Architectural Analysis
The former Copake Fall’s Methodist Episcopal Church was largely conceived along straightforward utilitarian lines with a modest level of architectural embellishment. Although the traditional meetinghouse form had been supplanted by more stylish and costly church edifices in most quarters by the end of the nineteenth century, the limited means of this working class, rural congregation kept such a building out of immediate reach. Circumstances instead called for a building which was in many ways still wedded to the traditional meetinghouse type, pleasingly but simply finished and presumably erected by local builders without the services of a professional architect. By the 1870s the Methodist Episcopal Church had begun to take a more active view of architecture, and in 1875 established a Department of Architecture, which disseminated designs by publishing catalogs of architectural plans beginning in 1877. By the early twentieth century many Methodist groups chose to erect substantial works of architecture, as a means of furthering their evangelical mission and as statements of Methodist influence in contemporary American society. The Copake Falls church was nevertheless bound by the generally limited circumstances of its projectors, and erected for a group which had only been established a decade previous.

Stylistically the new church’s design was indebted to Gothic sources; the building’s high end walls and steeply pitched roof provided it with a distinctive vertical emphasis, an effect reinforced by the tall Gothic-arched lancet windows which punctuate the exterior walls. Exterior detailing, notably the barge boards, decorative gable truss and sawn rafter tails, were somewhat commonplace design features by this date and characteristic of the Late Victorian era; these were disseminated in period architectural source material.

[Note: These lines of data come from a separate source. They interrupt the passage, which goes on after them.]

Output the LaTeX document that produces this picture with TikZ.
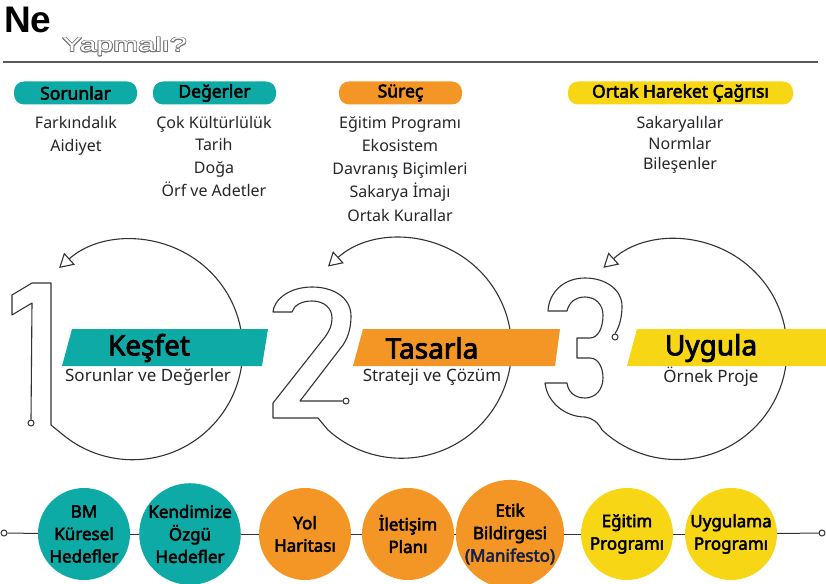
\documentclass[tikz,border=0pt]{standalone}
\usepackage{fontspec}
\setmainfont{Noto Sans}[BoldFont={Noto Sans}, BoldFeatures={FakeBold=3}]
\newfontfamily\headfont{Liberation Sans}
\newfontfamily\widefont[FakeStretch=1.5]{Liberation Sans}
\usepackage{contour}
\contourlength{0.75pt}
\usetikzlibrary{arrows.meta,positioning}

\definecolor{tealc}{RGB}{13,170,166}
\definecolor{orangec}{RGB}{243,150,37}
\definecolor{yellowc}{RGB}{247,214,22}
\definecolor{inkc}{RGB}{38,38,42}
\definecolor{linec}{RGB}{50,50,50}
\definecolor{navyc}{RGB}{22,32,70}

\tikzset{
	pill/.style={rounded corners=10pt, minimum width=123pt, minimum height=23pt, inner sep=0pt,
		font=\fontsize{17.5}{20}\selectfont\bfseries},
	listitem/.style={inner sep=0pt, text height=12pt, text depth=3.5pt, text=inkc,
		font=\fontsize{16}{20}\selectfont},
	digit/.style={draw=linec, line width=1.1pt, line join=round},
	cyclearc/.style={digit, -{Triangle[open, length=14pt, width=16pt]}},
	pinend/.style={circle, draw=linec, line width=1pt, fill=white, minimum size=6pt, inner sep=0pt},
	stage/.style={inner sep=0pt, font=\fontsize{28}{30}\selectfont\bfseries},
	stagesub/.style={inner sep=0pt, text=inkc, font=\fontsize{17}{20}\selectfont},
	goal/.style={circle, minimum size=92pt, inner sep=0pt, align=center,
		font=\fontsize{17}{22.5}\selectfont\bfseries},
	link/.style={draw=linec, line width=1pt}
}

\begin{document}
\begin{tikzpicture}[x=1pt, y=-1pt]
	\useasboundingbox (0,0) rectangle (826,583);

	% title
	\node[anchor=base west, inner sep=0pt, font=\headfont\fontsize{37}{40}\selectfont\bfseries] at (4,33)(ne){Ne};
	\node[anchor=base west, inner sep=0pt, text=white, font=\widefont\fontsize{20}{22}\selectfont] at (62,52)(yapmali){\contour{black!55}{Yapmalı?}};
	\draw[line width=1.4pt, black!65] (3,62) -- (818,62);

	% headings
	\node[pill, fill=tealc] at (75.5,93)(sorunlar){Sorunlar};
	\node[pill, fill=tealc] at (214.5,93)(degerler){Değerler};
	\node[pill, fill=orangec] at (400.5,93)(surec){Süreç};
	\node[pill, fill=yellowc, minimum width=225pt] at (680.5,93)(cagri){Ortak Hareket Çağrısı};

	\foreach \t [count=\i] in {Farkındalık,Aidiyet}
		\node[listitem] at (76,{124+23*(\i-1)}) {\t};
	\foreach \t [count=\i] in {Çok Kültürlülük,Tarih,Doğa,Örf ve Adetler}
		\node[listitem] at (214,{124+22.7*(\i-1)}) {\t};
	\foreach \t [count=\i] in {Eğitim Programı,Ekosistem,Davranış Biçimleri,Sakarya İmajı,Ortak Kurallar}
		\node[listitem] at (400,{124+23.2*(\i-1)}) {\t};
	\foreach \t [count=\i] in {Sakaryalılar,Normlar,Bileşenler}
		\node[listitem] at (680,{124+20.8*(\i-1)}) {\t};

	% digits and loops
	\node[pinend] at (31,423)(p1){};
	\node[pinend] at (346,401)(p2){};
	\node[pinend] at (615,337)(p3){};

	\draw[cyclearc] (p1.north) -- (32,303) -- (12,315) -- (12,295) -- (32,283) -- (51,283)
		-- (51,425) -- (62,434) arc[start angle=130, end angle=-132, radius=110];

	\draw[cyclearc] (p2.west) -- (300,401) -- (343,345)
		.. controls (349,336) and (351,326) .. (351,316)
		.. controls (351,298) and (334,287) .. (312,287)
		.. controls (290,287) and (274,299) .. (273,312) -- (292,312)
		.. controls (294,305) and (302,301) .. (312,301)
		.. controls (324,301) and (332,308) .. (332,318)
		.. controls (332,325) and (330,330) .. (325,337)
		-- (273,403) -- (273,418) -- (318,418) -- (328,430)
		arc[start angle=132, end angle=-132, radius=110];

	\draw[cyclearc] (p3.north)
		.. controls (620,326) and (622,316) .. (622,306)
		.. controls (622,290) and (606,278) .. (585,278)
		.. controls (564,278) and (549,292) .. (548,311) -- (567,311)
		.. controls (569,302) and (576,297) .. (585,297)
		.. controls (596,297) and (603,305) .. (603,315)
		.. controls (603,328) and (598,338) .. (590,338) -- (577,338) -- (577,358) -- (590,358)
		.. controls (598,358) and (603,367) .. (603,378)
		.. controls (603,390) and (595,398) .. (585,398)
		.. controls (575,398) and (568,392) .. (567,383) -- (545,383)
		.. controls (547,402) and (565,417) .. (585,417)
		.. controls (592,418) and (598,422) .. (602,430)
		arc[start angle=133, end angle=-132, radius=110];

	% bands
	\fill[tealc] (72,329) -- (268,329) -- (262,366) -- (62,366) -- cycle;
	\fill[orangec] (363,329) -- (560,329) -- (555,366) -- (353,366) -- cycle;
	\fill[yellowc] (637,329) -- (826,329) -- (826,366) -- (627,366) -- cycle;

	\node[stage] at (149,348)(kesfet){Keşfet};
	\node[stagesub] at (148,377)(kesfetsub){Sorunlar ve Değerler};
	\node[stage] at (432,348)(tasarla){Tasarla};
	\node[stagesub] at (432,377)(tasarlasub){Strateji ve Çözüm};
	\node[stage] at (711,348)(uygula){Uygula};
	\node[stagesub] at (711,377)(uygulasub){Örnek Proje};

	% goals row
	\node[pinend] at (4,533)(lend){};
	\node[pinend] at (822,533)(rend){};
	\node[goal, fill=tealc] at (84,534)(bm){BM\\Küresel\\Hedefler};
	\node[goal, fill=tealc] at (190,534)(kendi){Kendimize\\Özgü\\Hedefler};
	\node[goal, fill=orangec] at (305,534)(yol){Yol\\Haritası};
	\node[goal, fill=orangec] at (408,534)(iletisim){İletişim\\Planı};
	\node[goal, fill=orangec] at (510,534)(etik){Etik\\Bildirgesi\\{\color{navyc}(Manifesto)}};
	\node[goal, fill=yellowc] at (627,534)(egitim){Eğitim\\Programı};
	\node[goal, fill=yellowc] at (731,534)(uygulama){Uygulama\\Programı};

	\foreach \a/\b in {lend/bm, bm/kendi, kendi/yol, yol/iletisim, iletisim/etik, etik/egitim, egitim/uygulama, uygulama/rend}
		\draw[link] (\a) -- (\b);
\end{tikzpicture}
\end{document}
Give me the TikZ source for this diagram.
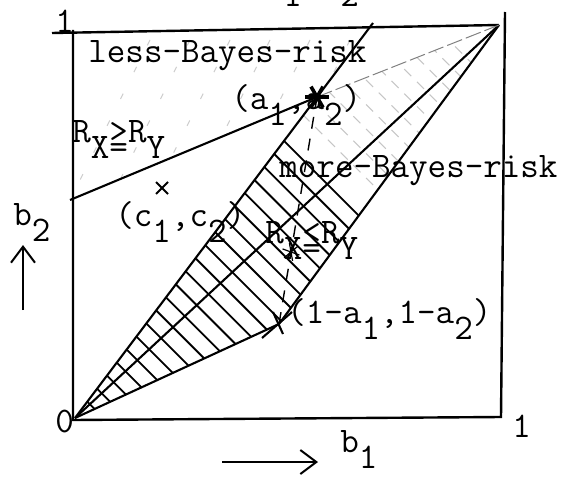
\documentclass[tikz,border=0pt]{standalone}
\usepackage{fontspec}
\usetikzlibrary{arrows.meta, calc}

\newcommand{\typew}{\ttfamily\addfontfeatures{FakeBold=0.6}\fontsize{18}{20}\selectfont}
\newcommand{\lowc}[1]{\raisebox{-8pt}{#1}}
\newcommand{\gtover}{\rlap{>}\lowc{=}}
\newcommand{\ltover}{\rlap{<}\lowc{=}}

\begin{document}
\begin{tikzpicture}[x=0.5pt, y=-0.5pt,
        frame/.style = {line width=1.2pt},
        line/.style = {line width=1.05pt},
        faint line/.style = {line width=0.5pt, gray, dash pattern=on 8pt off 2pt},
        dashed line/.style = {line width=0.7pt, dash pattern=on 6pt off 5pt},
        hatch/.style = {line width=0.9pt},
        faint hatch/.style = {line width=0.5pt, gray!45, dash pattern=on 5pt off 4pt},
        speck/.style = {line width=0.5pt, gray!40, dash pattern=on 3pt off 12pt},
        lbl/.style = {font=\typew, inner sep=0pt, anchor=base west},
        axis arrow/.style = {-{Straight Barb[length=8pt, width=12pt]}, line width=1pt}
    ]
    \useasboundingbox (0,0) rectangle (572,476);

    % Points
    \coordinate (O) at (75,418);
    \coordinate (T) at (499,25);
    \coordinate (A) at (317,97);
    \coordinate (B) at (279,324);
    \coordinate (S) at (291,252);
    \coordinate (C) at (162,188);
    \coordinate (OAtop) at (373,23);
    \coordinate (Lleft) at (70,200);

    % Frame
    \coordinate (tl0) at (52,33);
    \coordinate (tl) at (73,30);
    \coordinate (tr) at (505,12);
    \coordinate (br) at (501,417);
    \coordinate (bl) at (73,420);
    \draw[frame] (tl0) -- (T);
    \draw[frame] (tl) -- (bl) -- (br) -- (tr);

    % Hatching
    \begin{scope}
        \clip (O) -- (B) -- (T) -- (A) -- cycle;
        \foreach \t in {0.035,0.063,...,0.62}
            \draw[hatch] ($(O)!\t!(T)+(-150,-150)$) -- ++(300,300);
        \foreach \t in {0.65,0.68,...,0.92}
            \draw[faint hatch] ($(O)!\t!(T)+(-150,-150)$) -- ++(300,300);
    \end{scope}
    \begin{scope}
        \clip (tl) -- (OAtop) -- (A) -- (Lleft) -- cycle;
        \foreach \x in {40,80,...,440}
            \draw[speck] (\x,260) -- ++(120,-240);
    \end{scope}

    % Lines
    \draw[line] (O) -- (OAtop);
    \draw[line] (O) -- (T);
    \draw[line] (O) -- (B);
    \draw[line] (T) -- (B);
    \draw[line] (Lleft) -- (A);
    \draw[faint line] (A) -- (T);
    \draw[dashed line] (B) -- (A);

    % Marks
    \foreach \a in {0,60,120}
        \draw[line width=1.8pt] ($(A)+(\a:12)$) -- ($(A)+(\a+180:12)$);
    \foreach \a in {20,80,140}
        \draw[line width=0.6pt] ($(S)+(\a:9)$) -- ($(S)+(\a+180:9)$);
    \draw[line] ($(C)+(-6,-6)$) -- ($(C)+(6,6)$);
    \draw[line] ($(C)+(-6,6)$) -- ($(C)+(6,-6)$);
    \draw[line] ($(B)+(-17,14)$) -- ($(B)+(13,-12)$);
    \draw[line] ($(B)+(-6,-12)$) -- ($(B)+(4,10)$);

    % Labels
    \node[lbl] (less) at (88,63) {less-Bayes-risk};
    \node[lbl] (alabel) at (231,110) {(a\lowc{1},a\lowc{2})};
    \node[lbl] (geq) at (72,142) {R\lowc{X}\gtover R\lowc{Y}};
    \node[lbl] (clabel) at (115,226) {(c\lowc{1},c\lowc{2})};
    \node[lbl] (more) at (279,177) {more-Bayes-risk};
    \node[lbl] (leq) at (265,243) {R\lowc{X}\ltover R\lowc{Y}};
    \node[lbl] (blabel) at (287,323) {(1-a\lowc{1},1-a\lowc{2})};
    \node[lbl] (onetop) at (55,33) {1};
    \node[lbl] (zero) at (55,432) {0};
    \node[lbl] (oneright) at (512,437) {1};
    \node[lbl] (bone) at (340,452) {b\lowc{1}};
    \node[lbl] (btwo) at (13,225) {b\lowc{2}};
    \node[lbl] (cutone) at (283,7) {1};
    \node[lbl] (cuttwo) at (340,7) {2};

    % Axis arrows
    \coordinate (b2tail) at (23,310);
    \coordinate (b2head) at (23,245);
    \coordinate (b1tail) at (222,462);
    \coordinate (b1head) at (318,462);
    \draw[axis arrow] (b2tail) -- (b2head);
    \draw[axis arrow] (b1tail) -- (b1head);

\end{tikzpicture}
\end{document}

The interior wall and ceiling surfaces were finished exclusively with beaded-board sheathing, the walls consisting of horizontal boards arranged above vertical wainscot. A modest liturgical area was situated opposite the entrance against the east wall, defined by a shallow dais and a balustered rail. The pews were moveable, allowing for some measure of flexibility so far as use. Heating was accomplished through a wood-burning stove. The building satisfied the modest needs of its congregation and remains today largely as conceived and executed, with a high level of physical integrity.